Повесть производит двойственное впечатление. Вначале упиваешься образами, ситуациями, изображенными великим писателем с таким мастерством. Но с возникновением фигуры Черного монаха как реального лица (начиная с первой беседы с ним Коврина) понимаешь, что Черный монах - лишь прием, которым писатель воспользовался для выражения взглядов, бытующих в то время среди определенной части интеллигенции (и отчасти, своих). К уверениям Чехова, что образ Коврина он писал не с себя, следует относиться с осторожностью. Несомненно, какие-то черты Коврина были свойственны и самому писателю. Личность писателя, как, впрочем, и любого человека, - это целый мир, в котором сосуществуют множество черт и наклонностей. Писателю, с его развитым воображением, не составляет труда развить, абсолютизировать какую-либо одну черту.
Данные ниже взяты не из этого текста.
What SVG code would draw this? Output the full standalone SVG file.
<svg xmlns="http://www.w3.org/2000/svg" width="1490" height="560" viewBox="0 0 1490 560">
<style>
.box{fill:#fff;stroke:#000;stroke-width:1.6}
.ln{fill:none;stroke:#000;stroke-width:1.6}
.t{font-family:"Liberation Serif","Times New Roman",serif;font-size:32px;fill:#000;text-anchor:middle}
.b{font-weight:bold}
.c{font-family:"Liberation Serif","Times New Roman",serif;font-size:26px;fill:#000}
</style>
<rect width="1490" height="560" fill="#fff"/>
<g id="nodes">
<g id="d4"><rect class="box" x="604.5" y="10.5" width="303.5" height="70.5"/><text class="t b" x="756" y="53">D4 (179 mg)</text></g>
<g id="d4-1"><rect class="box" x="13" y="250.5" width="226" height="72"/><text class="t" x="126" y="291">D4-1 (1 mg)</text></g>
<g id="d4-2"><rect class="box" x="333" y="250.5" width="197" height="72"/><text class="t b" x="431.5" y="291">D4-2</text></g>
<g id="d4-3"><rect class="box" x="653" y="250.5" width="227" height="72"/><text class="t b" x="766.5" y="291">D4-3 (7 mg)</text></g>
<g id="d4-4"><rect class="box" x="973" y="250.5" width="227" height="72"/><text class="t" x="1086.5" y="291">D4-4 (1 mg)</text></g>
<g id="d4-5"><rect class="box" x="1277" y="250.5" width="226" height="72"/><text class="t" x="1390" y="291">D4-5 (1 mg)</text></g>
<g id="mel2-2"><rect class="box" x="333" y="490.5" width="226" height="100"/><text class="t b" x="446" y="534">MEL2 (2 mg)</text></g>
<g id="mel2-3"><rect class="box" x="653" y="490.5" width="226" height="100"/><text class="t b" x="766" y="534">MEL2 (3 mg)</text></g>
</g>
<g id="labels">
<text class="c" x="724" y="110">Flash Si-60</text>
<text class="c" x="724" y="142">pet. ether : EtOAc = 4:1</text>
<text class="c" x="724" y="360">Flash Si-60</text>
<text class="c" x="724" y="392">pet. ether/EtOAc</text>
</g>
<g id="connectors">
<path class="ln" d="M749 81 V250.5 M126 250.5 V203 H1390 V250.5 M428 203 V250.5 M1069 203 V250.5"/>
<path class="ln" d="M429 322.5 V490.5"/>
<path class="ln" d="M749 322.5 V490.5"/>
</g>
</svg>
Таким способом писатель может создать практически любой образ.
Важная черта болезни Коврина - замкнутый круг. Вызванный болезнью, он еще более усугубляет ее течение. Черный монах - часть самого Коврина, плод его воспаленного воображения - говорит ему о его величии. В результате этого величие все более осознается, образ Черного монаха делается все более отчетливым, и все более настойчиво говорит ему о величии, во все более "самодержавных", непримиримых формах. Психика Коврина замкнулась сама на себя.
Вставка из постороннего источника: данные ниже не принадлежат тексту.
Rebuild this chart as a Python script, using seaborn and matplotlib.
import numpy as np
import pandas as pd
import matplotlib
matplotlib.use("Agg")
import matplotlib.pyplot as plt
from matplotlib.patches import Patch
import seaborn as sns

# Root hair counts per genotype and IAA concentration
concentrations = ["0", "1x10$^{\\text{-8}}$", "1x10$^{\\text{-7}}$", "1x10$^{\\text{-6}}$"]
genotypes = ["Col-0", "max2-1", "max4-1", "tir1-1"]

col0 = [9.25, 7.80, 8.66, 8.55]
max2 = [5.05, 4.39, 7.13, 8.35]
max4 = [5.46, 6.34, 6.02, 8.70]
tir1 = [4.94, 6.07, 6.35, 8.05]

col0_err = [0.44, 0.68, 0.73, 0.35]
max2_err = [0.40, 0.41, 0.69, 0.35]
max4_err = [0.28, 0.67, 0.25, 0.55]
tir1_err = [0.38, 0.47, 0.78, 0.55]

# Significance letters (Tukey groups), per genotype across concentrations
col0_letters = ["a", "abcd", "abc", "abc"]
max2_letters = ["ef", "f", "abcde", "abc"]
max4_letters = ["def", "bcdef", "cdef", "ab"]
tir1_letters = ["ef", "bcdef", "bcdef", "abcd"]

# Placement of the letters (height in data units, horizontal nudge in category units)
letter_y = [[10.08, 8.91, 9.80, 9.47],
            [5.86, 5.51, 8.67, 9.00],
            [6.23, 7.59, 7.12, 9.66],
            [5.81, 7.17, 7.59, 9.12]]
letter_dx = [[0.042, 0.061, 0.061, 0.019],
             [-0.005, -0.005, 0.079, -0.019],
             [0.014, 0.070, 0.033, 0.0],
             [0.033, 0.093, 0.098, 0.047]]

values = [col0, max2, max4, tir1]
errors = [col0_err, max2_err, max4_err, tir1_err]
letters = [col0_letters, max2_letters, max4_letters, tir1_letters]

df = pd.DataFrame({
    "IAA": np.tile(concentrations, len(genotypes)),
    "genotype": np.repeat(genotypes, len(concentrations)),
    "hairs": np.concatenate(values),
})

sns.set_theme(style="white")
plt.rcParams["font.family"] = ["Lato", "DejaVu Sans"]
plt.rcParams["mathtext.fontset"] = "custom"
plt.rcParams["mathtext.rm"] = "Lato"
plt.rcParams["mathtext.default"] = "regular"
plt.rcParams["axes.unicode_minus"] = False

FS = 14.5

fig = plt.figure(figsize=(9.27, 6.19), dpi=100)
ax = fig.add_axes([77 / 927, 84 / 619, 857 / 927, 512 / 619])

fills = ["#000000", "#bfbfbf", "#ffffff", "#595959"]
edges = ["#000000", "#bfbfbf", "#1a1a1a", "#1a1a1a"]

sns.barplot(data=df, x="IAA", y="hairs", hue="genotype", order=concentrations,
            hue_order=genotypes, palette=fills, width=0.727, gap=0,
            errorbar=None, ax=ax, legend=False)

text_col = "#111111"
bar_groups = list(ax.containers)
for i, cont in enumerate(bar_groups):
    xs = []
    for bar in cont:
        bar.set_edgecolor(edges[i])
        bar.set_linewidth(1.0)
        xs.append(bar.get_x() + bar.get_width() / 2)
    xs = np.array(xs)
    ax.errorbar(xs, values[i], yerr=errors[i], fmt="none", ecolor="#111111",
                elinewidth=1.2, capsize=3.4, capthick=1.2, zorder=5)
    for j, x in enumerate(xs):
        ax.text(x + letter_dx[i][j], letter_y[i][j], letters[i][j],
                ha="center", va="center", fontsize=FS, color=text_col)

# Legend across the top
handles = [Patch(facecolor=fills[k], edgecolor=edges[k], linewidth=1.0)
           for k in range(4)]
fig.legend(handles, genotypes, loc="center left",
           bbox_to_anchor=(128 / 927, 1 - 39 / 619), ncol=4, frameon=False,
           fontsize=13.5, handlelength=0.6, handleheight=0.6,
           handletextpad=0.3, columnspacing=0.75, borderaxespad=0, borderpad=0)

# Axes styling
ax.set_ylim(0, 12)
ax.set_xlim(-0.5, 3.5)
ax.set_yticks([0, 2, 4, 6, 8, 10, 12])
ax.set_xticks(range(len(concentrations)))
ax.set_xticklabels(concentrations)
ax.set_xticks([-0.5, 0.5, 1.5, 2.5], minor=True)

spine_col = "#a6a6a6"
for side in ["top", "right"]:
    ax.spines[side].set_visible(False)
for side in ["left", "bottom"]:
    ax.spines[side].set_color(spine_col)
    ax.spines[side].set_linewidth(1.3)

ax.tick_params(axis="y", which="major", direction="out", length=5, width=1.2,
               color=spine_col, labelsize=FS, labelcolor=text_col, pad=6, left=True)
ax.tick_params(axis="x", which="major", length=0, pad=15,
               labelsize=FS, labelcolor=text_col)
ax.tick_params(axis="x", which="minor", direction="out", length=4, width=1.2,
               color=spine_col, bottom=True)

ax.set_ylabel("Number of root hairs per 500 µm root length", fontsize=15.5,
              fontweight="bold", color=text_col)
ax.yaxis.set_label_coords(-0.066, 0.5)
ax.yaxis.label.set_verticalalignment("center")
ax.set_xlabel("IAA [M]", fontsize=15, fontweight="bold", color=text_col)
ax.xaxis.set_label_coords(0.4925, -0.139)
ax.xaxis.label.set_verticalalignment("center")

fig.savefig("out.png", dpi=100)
Всю историю с Черным монахом можно свести к психическому акту - осознанию, в данном случае своего величия. У нормальных людей это происходит непосредственно. У Коврина - косвенно, посредством призрака Черного монаха, который существует в сознании самого Коврина.
Нельзя искать в каждом поступке, в каждом слове Коврина признаки болезни. Часто бывает, что здоровое и больное в сознании человека сосуществуют, и Чеховым это показано.